▶ **Exercise prompt**
Starting at the first line of the listing below, repeat each line exactly until the line containing "88 x 42 box", which you include. Leave out pictures.

•••

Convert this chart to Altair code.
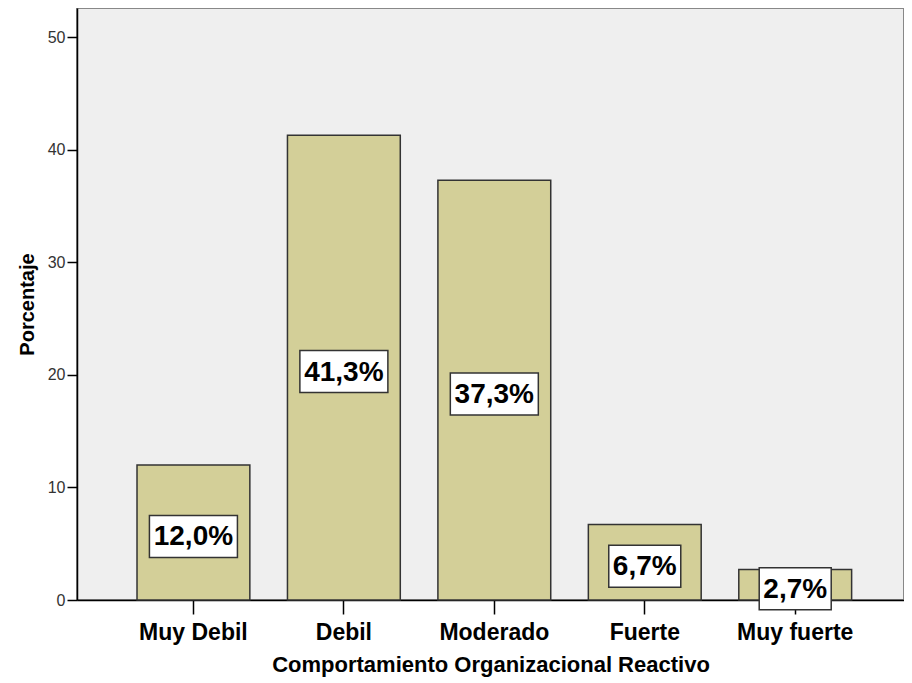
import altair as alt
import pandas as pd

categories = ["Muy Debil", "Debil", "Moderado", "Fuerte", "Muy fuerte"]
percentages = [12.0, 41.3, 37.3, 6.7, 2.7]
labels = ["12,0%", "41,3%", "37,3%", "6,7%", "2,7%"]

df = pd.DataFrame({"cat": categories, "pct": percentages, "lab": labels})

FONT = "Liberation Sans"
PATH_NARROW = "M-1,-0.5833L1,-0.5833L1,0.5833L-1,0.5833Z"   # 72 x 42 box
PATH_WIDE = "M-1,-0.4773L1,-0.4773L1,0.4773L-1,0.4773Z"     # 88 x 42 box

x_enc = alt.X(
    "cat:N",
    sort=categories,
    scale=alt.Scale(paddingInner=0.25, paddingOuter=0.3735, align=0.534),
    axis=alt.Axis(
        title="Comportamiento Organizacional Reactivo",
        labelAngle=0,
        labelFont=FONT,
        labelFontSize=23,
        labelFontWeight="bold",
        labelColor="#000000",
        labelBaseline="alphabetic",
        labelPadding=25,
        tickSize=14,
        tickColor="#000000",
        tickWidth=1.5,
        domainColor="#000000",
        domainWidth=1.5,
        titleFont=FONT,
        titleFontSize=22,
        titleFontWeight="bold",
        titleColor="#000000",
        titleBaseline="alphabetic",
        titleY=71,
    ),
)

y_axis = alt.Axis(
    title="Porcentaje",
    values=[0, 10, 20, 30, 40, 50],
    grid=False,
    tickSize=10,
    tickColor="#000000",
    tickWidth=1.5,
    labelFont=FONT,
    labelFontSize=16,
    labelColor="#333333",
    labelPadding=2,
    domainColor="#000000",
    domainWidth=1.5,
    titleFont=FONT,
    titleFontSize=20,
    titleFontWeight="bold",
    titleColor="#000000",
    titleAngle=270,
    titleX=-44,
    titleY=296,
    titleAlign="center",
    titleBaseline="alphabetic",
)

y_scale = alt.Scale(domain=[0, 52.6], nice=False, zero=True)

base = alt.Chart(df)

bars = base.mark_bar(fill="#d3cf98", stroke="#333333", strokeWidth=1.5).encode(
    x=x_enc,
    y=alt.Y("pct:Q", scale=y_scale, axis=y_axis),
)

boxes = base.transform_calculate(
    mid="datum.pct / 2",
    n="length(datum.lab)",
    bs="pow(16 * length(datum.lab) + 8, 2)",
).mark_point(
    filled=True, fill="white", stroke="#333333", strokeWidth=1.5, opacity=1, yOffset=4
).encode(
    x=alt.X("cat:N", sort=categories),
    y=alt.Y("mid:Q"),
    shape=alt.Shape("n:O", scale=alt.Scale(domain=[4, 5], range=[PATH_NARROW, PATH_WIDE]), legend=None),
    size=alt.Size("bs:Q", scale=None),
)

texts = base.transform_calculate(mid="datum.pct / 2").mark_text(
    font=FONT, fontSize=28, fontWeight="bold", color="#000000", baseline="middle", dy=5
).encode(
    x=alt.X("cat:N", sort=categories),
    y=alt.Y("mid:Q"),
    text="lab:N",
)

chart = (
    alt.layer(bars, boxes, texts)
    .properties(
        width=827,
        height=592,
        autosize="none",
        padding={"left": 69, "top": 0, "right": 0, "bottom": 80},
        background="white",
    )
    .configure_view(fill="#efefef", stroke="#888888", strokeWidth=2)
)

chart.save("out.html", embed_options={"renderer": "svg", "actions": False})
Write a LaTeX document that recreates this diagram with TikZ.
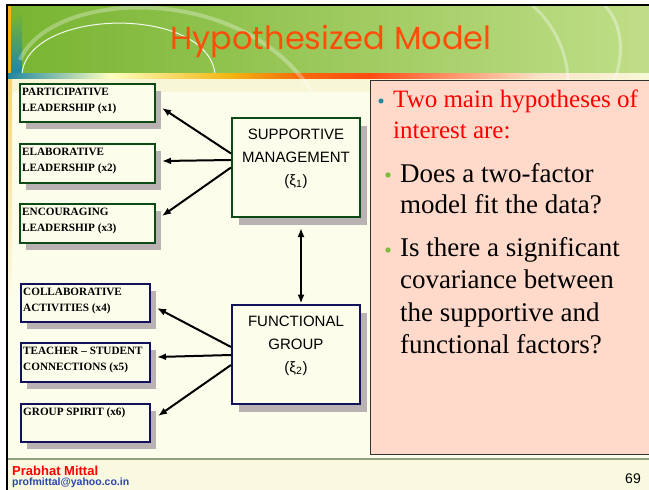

•••

▶ **Solution to the exercise**
Convert this chart to Altair code.
import altair as alt
import pandas as pd

categories = ["Muy Debil", "Debil", "Moderado", "Fuerte", "Muy fuerte"]
percentages = [12.0, 41.3, 37.3, 6.7, 2.7]
labels = ["12,0%", "41,3%", "37,3%", "6,7%", "2,7%"]

df = pd.DataFrame({"cat": categories, "pct": percentages, "lab": labels})

FONT = "Liberation Sans"
PATH_NARROW = "M-1,-0.5833L1,-0.5833L1,0.5833L-1,0.5833Z"   # 72 x 42 box
PATH_WIDE = "M-1,-0.4773L1,-0.4773L1,0.4773L-1,0.4773Z"     # 88 x 42 box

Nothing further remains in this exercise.